Give only the number of lines that contain the word "page".

-- -- --

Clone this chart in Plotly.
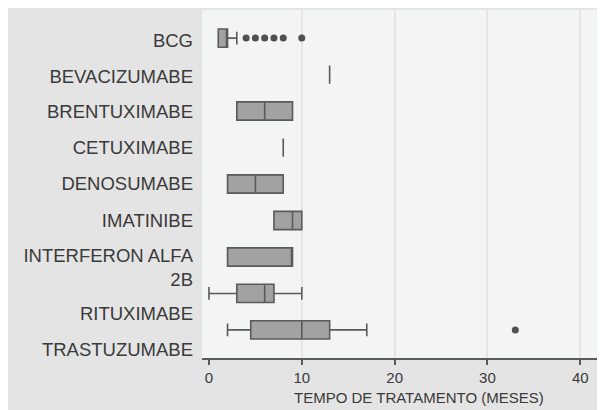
import plotly.graph_objects as go

# ---- data ----
categories = ["BCG", "BEVACIZUMABE", "BRENTUXIMABE", "CETUXIMABE", "DENOSUMABE",
              "IMATINIBE", "INTERFERON ALFA 2B", "RITUXIMABE", "TRASTUZUMABE"]
tick_labels = ["BCG", "BEVACIZUMABE", "BRENTUXIMABE", "CETUXIMABE", "DENOSUMABE",
               "IMATINIBE", "INTERFERON ALFA<br>2B", "RITUXIMABE", "TRASTUZUMABE"]
lower_whisker = [1, 13, 3, 8, 2, 7, 2, 0, 2]
q1 = [1, 13, 3, 8, 2, 7, 2, 3, 4.5]
median = [2, 13, 6, 8, 5, 9, 9, 6, 10]
q3 = [2, 13, 9, 8, 8, 10, 9, 7, 13]
upper_whisker = [3, 13, 9, 8, 8, 10, 9, 10, 17]
outlier_category = ["BCG", "BCG", "BCG", "BCG", "BCG", "BCG", "TRASTUZUMABE"]
outlier_values = [4, 5, 6, 7, 8, 10, 33]
x_ticks = [0, 10, 20, 30, 40]
x_title = "TEMPO DE TRATAMENTO (MESES)"

n = len(categories)
positions = list(range(n))

# label positions (the wrapped label pushes the following ones down, as in the reference)
label_pos = [float(p) for p in positions]
label_pos[0] += 0.08
label_pos[1] += 0.06
label_pos[6] += 0.29
label_pos[7] += 0.56
label_pos[8] += 0.55

PLOT_BG = "#f3f4f4"
PAPER_BG = "#e4e4e4"
TEXT = "#3a3a3a"
FONT = "Liberation Sans, Arial, sans-serif"

fig = go.Figure()
fig.add_trace(go.Box(
    y=positions,
    lowerfence=lower_whisker,
    q1=q1,
    median=median,
    q3=q3,
    upperfence=upper_whisker,
    orientation="h",
    width=0.5,
    whiskerwidth=0.7,
    fillcolor="#a2a2a2",
    line=dict(color="#5a5a5a", width=1.6),
    boxpoints=False,
    showlegend=False,
    hoverinfo="skip",
))
fig.add_trace(go.Scatter(
    x=outlier_values,
    y=[categories.index(c) for c in outlier_category],
    mode="markers",
    marker=dict(color="#505050", size=7),
    showlegend=False,
    hoverinfo="skip",
))

# the page has an 8px body margin, which gives the white strip at left/top
W, H = 597, 402
L, R, T, B = 194, 8, 2, 52
pw, ph = W - L - R, H - T - B

fig.update_layout(
    width=W, height=H,
    margin=dict(l=L, r=R, t=T, b=B),
    paper_bgcolor=PAPER_BG,
    plot_bgcolor=PLOT_BG,
    font=dict(family=FONT, color=TEXT),
    xaxis=dict(
        range=[-0.75, 41.8],
        tickmode="array", tickvals=x_ticks,
        showgrid=True, gridcolor="#e6e6e6", gridwidth=1.5,
        zeroline=True, zerolinecolor=PLOT_BG, zerolinewidth=1,
        showline=True, linecolor="#5a5a5a", linewidth=1.5,
        ticks="outside", ticklen=5, tickcolor="#5a5a5a", tickwidth=1.5,
        tickfont=dict(size=15, color=TEXT, family=FONT),
        fixedrange=True,
    ),
    yaxis=dict(
        range=[8.77, -0.77],
        tickmode="array", tickvals=label_pos, ticktext=tick_labels,
        showgrid=False, zeroline=False, showline=False,
        ticks="", ticklabelstandoff=8,
        tickfont=dict(size=18.5, color=TEXT, family=FONT),
        fixedrange=True,
    ),
    annotations=[dict(
        text=x_title, xref="paper", yref="paper",
        x=(411 - L) / pw, y=(H - B - 389) / ph,
        xanchor="center", yanchor="middle", showarrow=False,
        font=dict(size=15, color=TEXT, family=FONT),
    )],
)

fig.write_html("out.html")
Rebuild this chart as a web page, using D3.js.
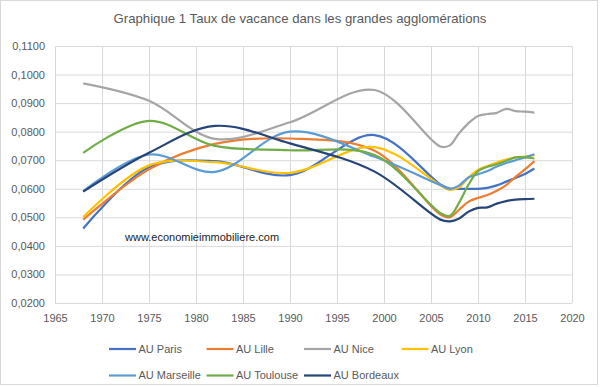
<!DOCTYPE html>
<html>
<head>
<meta charset="utf-8">
<script src="https://cdn.jsdelivr.net/npm/d3@7"></script>
<style>
  body { margin: 0; background: #fff; }
  text { font-family: "Liberation Sans", Arial, sans-serif; fill: #595959; }
</style>
</head>
<body>
<div id="chart"></div>
<script>
// census years then yearly
var years = [1968, 1975, 1982, 1990, 1999, 2006, 2007, 2008, 2009, 2010, 2011, 2012, 2013, 2014, 2015, 2016];

var paris     = [0.0461, 0.0675, 0.0697, 0.0648, 0.0788, 0.0615, 0.0601, 0.0600, 0.0600, 0.0600, 0.0603, 0.0612, 0.0625, 0.0638, 0.0652, 0.0671];
var lille     = [0.0492, 0.0668, 0.0757, 0.0776, 0.0733, 0.0510, 0.0500, 0.0527, 0.0555, 0.0568, 0.0578, 0.0593, 0.0613, 0.0642, 0.0668, 0.0697];
var nice      = [0.0969, 0.0908, 0.0775, 0.0833, 0.0946, 0.0748, 0.0752, 0.0795, 0.0830, 0.0855, 0.0862, 0.0866, 0.0880, 0.0872, 0.0870, 0.0867];
var lyon      = [0.0501, 0.0682, 0.0693, 0.0656, 0.0746, 0.0612, 0.0596, 0.0605, 0.0640, 0.0666, 0.0680, 0.0692, 0.0702, 0.0710, 0.0713, 0.0718];
var marseille = [0.0592, 0.0720, 0.0659, 0.0800, 0.0712, 0.0613, 0.0600, 0.0612, 0.0640, 0.0651, 0.0662, 0.0678, 0.0690, 0.0700, 0.0710, 0.0721];
var toulouse  = [0.0726, 0.0838, 0.0750, 0.0735, 0.0718, 0.0515, 0.0505, 0.0552, 0.0615, 0.0662, 0.0677, 0.0686, 0.0698, 0.0710, 0.0710, 0.0706];
var bordeaux  = [0.0590, 0.0726, 0.0820, 0.0759, 0.0660, 0.0492, 0.0486, 0.0496, 0.0520, 0.0533, 0.0535, 0.0548, 0.0557, 0.0562, 0.0564, 0.0565];

var seriesNames = ["AU Paris", "AU Lille", "AU Nice", "AU Lyon", "AU Marseille", "AU Toulouse", "AU Bordeaux"];
var seriesValues = [paris, lille, nice, lyon, marseille, toulouse, bordeaux];
var colors = ["#4472C4", "#ED7D31", "#A5A5A5", "#FFC000", "#5B9BD5", "#70AD47", "#264478"];

var xTicks = d3.range(1965, 2021, 5);
var yTicks = d3.range(0.02, 0.1101, 0.01);

var svgWidth = 600;
var svgHeight = 387;
var margin = { top: 46, right: 28, bottom: 84, left: 55 };
var width = svgWidth - margin.left - margin.right;
var height = svgHeight - margin.top - margin.bottom;

var svg = d3.select("#chart")
  .append("svg")
  .attr("width", svgWidth)
  .attr("height", svgHeight);

// outer frame
svg.append("rect")
  .attr("x", 0.5).attr("y", 0.5)
  .attr("width", svgWidth - 3).attr("height", svgHeight - 3)
  .attr("fill", "#fff")
  .attr("stroke", "#D9D9D9");

svg.append("text")
  .attr("x", 300)
  .attr("y", 23)
  .attr("text-anchor", "middle")
  .style("font-size", "13.2px")
  .text("Graphique 1 Taux de vacance dans les grandes agglomérations");

var chartGroup = svg.append("g")
  .attr("transform", `translate(${margin.left}, ${margin.top})`);

var x = d3.scaleLinear().domain([1965, 2020]).range([0, width]);
var y = d3.scaleLinear().domain([0.02, 0.11]).range([height, 0]);

// gridlines
chartGroup.append("g")
  .call(d3.axisLeft(y).tickValues(yTicks).tickSize(-width).tickFormat(""))
  .call(g => g.select(".domain").remove())
  .call(g => g.selectAll("line").attr("stroke", "#D9D9D9"));

chartGroup.append("g")
  .attr("transform", `translate(0, ${height})`)
  .call(d3.axisBottom(x).tickValues(xTicks).tickSize(-height).tickFormat(""))
  .call(g => g.select(".domain").remove())
  .call(g => g.selectAll("line").attr("stroke", "#D9D9D9"));

// tick labels
var fmt = v => d3.format(".4f")(v).replace(".", ",");
chartGroup.append("g")
  .call(d3.axisLeft(y).tickValues(yTicks).tickSize(0).tickPadding(10).tickFormat(fmt))
  .call(g => g.select(".domain").remove())
  .call(g => g.selectAll("text").style("font-size", "11px").attr("fill", "#595959"));

chartGroup.append("g")
  .attr("transform", `translate(0, ${height})`)
  .call(d3.axisBottom(x).tickValues(xTicks).tickSize(0).tickPadding(11).tickFormat(d3.format("d")))
  .call(g => g.select(".domain").remove())
  .call(g => g.selectAll("text").style("font-size", "11px").attr("fill", "#595959"));

// lines (smoothed like the spreadsheet)
var line = d3.line()
  .x((d, i) => x(years[i]))
  .y(d => y(d))
  .curve(d3.curveCatmullRom.alpha(0.5));

chartGroup.selectAll(".series")
  .data(seriesValues)
  .enter()
  .append("path")
  .attr("class", "series")
  .attr("d", line)
  .attr("fill", "none")
  .attr("stroke", (d, i) => colors[i])
  .attr("stroke-width", 2.2)
  .attr("stroke-linejoin", "round");

// watermark
chartGroup.append("text")
  .attr("x", 125 - margin.left)
  .attr("y", 241 - margin.top)
  .style("font-size", "11px")
  .style("fill", "#222")
  .text("www.economieimmobiliere.com");

// legend
var legend = svg.append("g");
var item = legend.selectAll("g")
  .data(seriesNames)
  .enter()
  .append("g")
  .attr("transform", (d, i) => `translate(${109 + (i % 4) * 97.5}, ${i < 4 ? 349 : 375.5})`);

item.append("line")
  .attr("x1", 0).attr("x2", 27)
  .attr("stroke", (d, i) => colors[i])
  .attr("stroke-width", 2.2);

item.append("text")
  .attr("x", 29.5)
  .attr("dy", "0.35em")
  .style("font-size", "11px")
  .text(d => d);
</script>
</body>
</html>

-- -- --

■ **The completed task**:
2